Keith Rakow is a California protestor.

“I decided that I wanted to join the protest here and send a message to Elon Musk in a way that I think is very direct. We can adversely impact sales and inflict financial pain on him similar to the financial pain that he’s inflicting on our veterans, our seniors, and a lot of less fortunate people in the US, along with our federal workers.”

Susan Poisson protested in Austin, Texas.

“Congress need to step in and protect the power of the purse. I don’t think that’s DOGE has the right to have our personal information, our personal data. I don’t think that DOGE has the right to cut programs. I think they’re calling programs that they don’t like fraudulent, and they are not fraudulent. They just don’t like them, they want to remake the government into something that doesn’t work for the people, but works for them.”

While Julia Hook also protested in Texas.

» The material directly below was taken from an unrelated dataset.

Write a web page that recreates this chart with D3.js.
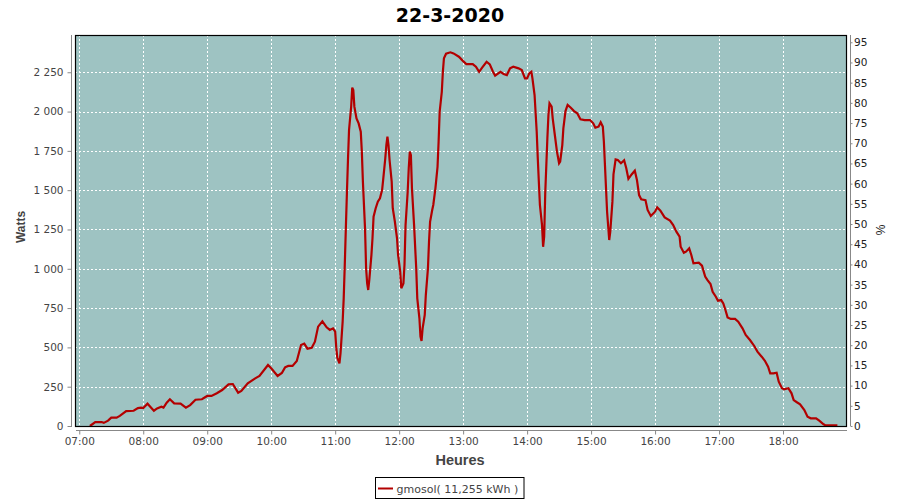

“I am here because I feel like I have to do something to push back against all that this administration is doing, especially of the illegal unconstitutional power grabs by Elon Musk and Donald Trump.”

Prompting President Trump to weigh in on social media – praising Musk for doing a fantastic job, calling the protestors radical left lunatics who are “illegally and collusively boycotting Tesla”; adding that he would be purchasing a Tesla today as a show of confidence and support for Elon Musk, whom he called a truly great American.

And after Musk and Trump’s misinformed attacks against South Africa of late, President Ramaphosa pressed in parliament on his engagements with Musk including a meeting in New York last September and a subsequent call to Musk in February.

“This we do because we continue to engage with a variety of people through diplomatic channels as well as we engage with them through various constituencies and countries that we have relations with. And as I’ve indicated through this conversation that I had we were able to have a discussion on what was a mischaracterization of what was being said about our country. And he being a person who is quite, I would say, influential, whether one likes it or not.”

Musk’s net worth has reportedly dropped by a staggering $120 billion in a matter of weeks.

But for now, he remains one of the most powerful people in America if not the world and has wielded that power to shape political thought and perspectives not only in the United States but around the world including in Europe and South Africa. But what is clear is that Musk’s greater public role is now experiencing some pushback that will divide those who have emboldened him and those who feel he’s simply gone too far.